Con esta macabra tabla sobre las víctimas del tiroteo en Newtown cerraba su edición digital del 15 de diciembre el New York Times, al menos más sutil que las fotografías de los niños que publicaba el nuevo diario sensacionalista llamado El País. Más allá de las lágrimas de Obama y el ruido mediático que ha rodeado el trágico suceso, llama la atención la sempiterna obsesión por los datos, siempre los datos. Nombres de las víctimas, edades, ocupaciones, hobbies, entorno familiar y un largo etcétera de información alimentado por la excusa de que «hay que entender lo sucedido». El problema es que los datos más bien encubren, en lugar de arrojar luz, a la pregunta que los estadounidenses no quieren (o saben) responder: ¿Por qué?
Cuando el 11 de septiembre de 2001 Estados Unidos fue objeto del peor ataque terrorista de su historia, los esfuerzos se centraron en responder al cómo había podido suceder aquello, con la subsiguiente «guerra contra el terror» y la busca y captura de Osama Bin Laden culminada infamemente en 2011. Muy poca gente, y decididamente nadie en el gobierno, se paró a pensar en la pregunta más obvia: ¿Por qué? ¿Qué había pasado a representar Estados Unidos en el mundo como para crear tanto odio y animadversión? Once años después la pregunta sigue sin respuesta, con una agudización de la sensación de que Estados Unidos entiende el mundo como un videojuego, en donde sólo él tiene el control, haciendo y deshaciendo a placer. Al fin y al cabo los drones que cada año matan a decenas de civiles son controlados desde Virginia, por operadores entrenados para ignorar que lo que se mueve en sus pantallitas son seres humanos. Así las cosas el ciclo vicioso continúa, empujado por la incapacidad de comprender que el odio no se combate con más odio, sino con más democracia, como recordaba el primer ministro noruego tras las tragedia de Utoeya.

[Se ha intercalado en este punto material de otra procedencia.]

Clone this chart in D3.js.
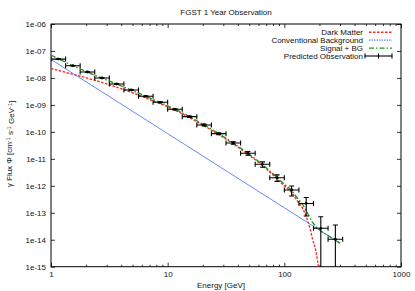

En el mismo círculo vicioso parece haberse instalado la sociedad norteamericana respecto a las armas. Mientras las matanzas se suceden (Auora, Virginia, Milwakee, etcétera), las explicaciones se centran en los datos de asesinos y víctimas, esgrimidos por detractores y defensores de las armas como pruebas irrefutables. Unos culpan a las armas, otros a las personas, pero pocos se centran en atacar la raíz del problema: ¿Por qué? ¿Qué tipo de sociedad produce este tipo de situaciones que raramente ocurren en otros lugares del mundo con semejante proliferación de armas? Cómo bien escribe Aaron Sorkin en el estupendo monólogo que abre su nueva serie Newsroom (HBO, 2012), el primer paso en solucionar un problema es aceptar que tienes un problema. Pues bien, Estados Unidos tiene un gran problema. Una incapacidad manifiesta de afrontar la cara oscura del sueño americano, aquella que idea ataques no tripulados con «bajos niveles de víctimas civiles», tiene serias dificultades para distinguir entre realidad y ficción y produce más psicópatas per capita que la Australia de Mad Max.
El siguiente paso es comenzar a responder de una vez al por qué suceden tragedias como la matanza de Newtown, una oportunidad de idear una New America consciente de que el enemigo muchas veces está en casa. Una pista: quizás tenga algo que ver con una sociedad en donde al individuo se le enseña a ir por su lado, con el éxito monetario (y un rifle semiautomático) por bandera. Se abre, pues, el turno de respuestas.